Which also might lead to different expectations in the relationship. Do you often exclaim "we are too different" when you end up in conflict or misunderstanding? You're not alone! Many conflicts stem from different needs in a relationship.

Studies show that relationships that work well are characterised by the ability to show acceptance and compromise on differences. But that doesn't mean it's easy!

The understanding of how you differ in your needs is key to a satisfying relationship. Understanding how you are different as individuals and what each one of you needs, helps you to do the right kind of loving actions for each other. What your partner appreciates the most may not be the same as what makes you yourself feel loved or cared for. It's not surprising that it's easy to get it wrong!

At the beginning of a relationship, we are often appreciative of each other. We want to understand one another, we try to be the person we believe our partner wants us to be and we also, naturally, respond to our partner's needs as best we can. After some time together, when the relationship has become more established, it is common for these efforts to decrease.

It is also not uncommon for the acts of love that one appreciates the most to change over time. In the beginning, it may have been hugs and kisses that made you feel most appreciated. Later in the relationship, maybe it's taking care of the dishes or just listening attentively when you talk about your day is what you appreciate the most. These changes often reflect different needs in a relationship as it evolves.

“We are too different” - How come we have different needs in the relationship?

How we are as individuals and our different needs in a relationship depends on several factors. Partly, inherent differences in temperament and personality contribute. A person who has always been lively and active is more likely to have a greater need for physical activity and may become restless if there is too little of it.

Differences in what one has experienced in life also play a part. It can be experiences during childhood, such as how one's parents communicated about emotions or regulated their own. A person who has learned that it is important to always speak their mind might have a stronger need for straightforward communication. A person whose parents on the other hand emphasised social adaptation to maintain a pleasant atmosphere may value being empathetic and friendly in their way of expressing themselves.

Experiences later in life may also affect what one need's in a relationship. It can be experiences during school years or in previous romatic relationships. Current circumstances, like having a stressful situation at work, can obviously also affect what you need from your partner.

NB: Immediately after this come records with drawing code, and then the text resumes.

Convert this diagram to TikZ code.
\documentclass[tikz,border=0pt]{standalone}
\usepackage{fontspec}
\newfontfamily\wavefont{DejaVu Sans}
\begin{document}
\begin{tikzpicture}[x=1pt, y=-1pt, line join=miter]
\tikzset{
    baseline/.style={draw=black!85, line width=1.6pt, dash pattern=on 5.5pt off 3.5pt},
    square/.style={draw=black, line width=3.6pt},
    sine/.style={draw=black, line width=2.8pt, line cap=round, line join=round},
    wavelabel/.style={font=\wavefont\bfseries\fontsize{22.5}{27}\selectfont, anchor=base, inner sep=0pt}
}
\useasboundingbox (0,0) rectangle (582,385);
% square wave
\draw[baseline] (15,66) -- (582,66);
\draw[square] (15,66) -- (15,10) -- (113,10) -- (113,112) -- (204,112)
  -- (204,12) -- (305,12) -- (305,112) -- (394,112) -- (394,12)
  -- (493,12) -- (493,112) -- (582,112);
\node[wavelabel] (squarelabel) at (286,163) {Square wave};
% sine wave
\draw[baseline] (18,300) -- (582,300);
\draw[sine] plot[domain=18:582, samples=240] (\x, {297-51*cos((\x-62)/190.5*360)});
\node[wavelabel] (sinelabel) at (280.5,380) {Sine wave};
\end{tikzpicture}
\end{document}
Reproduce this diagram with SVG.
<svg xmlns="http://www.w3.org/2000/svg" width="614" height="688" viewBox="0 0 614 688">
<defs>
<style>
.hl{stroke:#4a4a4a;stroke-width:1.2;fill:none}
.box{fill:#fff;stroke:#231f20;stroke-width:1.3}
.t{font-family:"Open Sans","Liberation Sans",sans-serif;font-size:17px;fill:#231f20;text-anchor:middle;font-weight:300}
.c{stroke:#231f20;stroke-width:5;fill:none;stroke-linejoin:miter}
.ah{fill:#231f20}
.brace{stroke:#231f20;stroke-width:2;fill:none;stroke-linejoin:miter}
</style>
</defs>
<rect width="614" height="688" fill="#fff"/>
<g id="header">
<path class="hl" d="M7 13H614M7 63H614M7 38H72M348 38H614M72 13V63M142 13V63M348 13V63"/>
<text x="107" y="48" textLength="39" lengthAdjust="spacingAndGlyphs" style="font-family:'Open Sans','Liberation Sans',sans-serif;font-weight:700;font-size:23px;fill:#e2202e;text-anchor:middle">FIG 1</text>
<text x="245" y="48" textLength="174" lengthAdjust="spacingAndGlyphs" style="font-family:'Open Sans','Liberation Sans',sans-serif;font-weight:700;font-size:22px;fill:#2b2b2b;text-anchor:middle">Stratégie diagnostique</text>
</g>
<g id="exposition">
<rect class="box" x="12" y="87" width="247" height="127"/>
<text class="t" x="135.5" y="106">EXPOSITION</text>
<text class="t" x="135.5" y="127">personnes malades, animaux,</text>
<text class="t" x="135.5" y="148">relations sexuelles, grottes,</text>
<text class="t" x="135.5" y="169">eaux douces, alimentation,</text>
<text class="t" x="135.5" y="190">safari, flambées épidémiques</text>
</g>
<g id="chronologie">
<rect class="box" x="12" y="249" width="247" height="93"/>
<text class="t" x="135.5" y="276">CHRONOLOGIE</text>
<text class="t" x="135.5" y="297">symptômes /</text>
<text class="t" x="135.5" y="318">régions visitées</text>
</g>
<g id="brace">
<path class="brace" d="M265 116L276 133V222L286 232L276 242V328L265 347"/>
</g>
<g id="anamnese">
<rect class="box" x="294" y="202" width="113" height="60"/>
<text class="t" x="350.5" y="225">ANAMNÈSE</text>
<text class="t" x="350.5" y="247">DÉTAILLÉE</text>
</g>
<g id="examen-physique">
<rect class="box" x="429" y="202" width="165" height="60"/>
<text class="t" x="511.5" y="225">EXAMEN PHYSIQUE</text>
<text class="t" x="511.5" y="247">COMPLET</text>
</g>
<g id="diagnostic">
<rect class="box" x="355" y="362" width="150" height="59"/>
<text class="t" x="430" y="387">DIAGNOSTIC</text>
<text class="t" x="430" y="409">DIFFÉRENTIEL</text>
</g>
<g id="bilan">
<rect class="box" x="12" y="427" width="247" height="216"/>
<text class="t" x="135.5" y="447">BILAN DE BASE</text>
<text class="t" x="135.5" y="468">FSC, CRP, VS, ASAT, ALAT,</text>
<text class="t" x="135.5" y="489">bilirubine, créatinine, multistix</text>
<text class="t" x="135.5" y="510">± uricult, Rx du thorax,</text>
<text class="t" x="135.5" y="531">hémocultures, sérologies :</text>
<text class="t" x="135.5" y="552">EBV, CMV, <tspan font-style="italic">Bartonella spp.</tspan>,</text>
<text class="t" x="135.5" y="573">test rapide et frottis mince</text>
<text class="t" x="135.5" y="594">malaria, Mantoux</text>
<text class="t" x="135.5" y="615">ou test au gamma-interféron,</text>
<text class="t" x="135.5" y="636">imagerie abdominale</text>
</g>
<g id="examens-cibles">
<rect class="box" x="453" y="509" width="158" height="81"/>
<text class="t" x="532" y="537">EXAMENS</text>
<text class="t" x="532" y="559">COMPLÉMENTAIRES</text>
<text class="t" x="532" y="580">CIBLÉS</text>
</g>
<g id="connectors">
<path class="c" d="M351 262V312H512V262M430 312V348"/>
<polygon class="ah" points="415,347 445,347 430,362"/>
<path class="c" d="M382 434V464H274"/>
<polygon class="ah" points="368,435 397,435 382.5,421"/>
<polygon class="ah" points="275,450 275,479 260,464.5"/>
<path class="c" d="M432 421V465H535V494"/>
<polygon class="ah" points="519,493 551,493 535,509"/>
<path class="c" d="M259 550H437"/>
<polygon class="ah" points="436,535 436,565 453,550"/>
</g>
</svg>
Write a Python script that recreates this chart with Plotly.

Since we have different needs in a relationship that also changes over time, we need to keep each other up to date. For example, you cannot assume that your partner, who loved big parties when you met, will always value nightlife and socialising with others. When you are in the midst of the most intense years of having small children, the need for sleep may make the social need significantly lower, and a smoothly run everyday life your partner's first priority. Another common difference, which often becomes particularly obvious during the years of having small children, is differences in sexual desire.

How to increase the understanding of your different personalities and needs

Our best tips

  1. Find a situation where a difference has led to a misunderstanding, conflict, or an uncomfortable feeling
  2. Reflect on your own reaction in that moment. What did you feel then and there? What thoughts ran through your mind? What did you say or do?
  3. Try to take your partner's perspective. Before you start, remind yourself about the fact that deep down, your partner do wants what is best for you. Now, try to see what happned through the eyes of your partner. What might your partner have thought and felt? And how did those thoughts and feelings affect your partner's actions?
  4. Talk to each other about the situation as a team. Maybe you can learn something about each other that will prevent the same thing from happening again.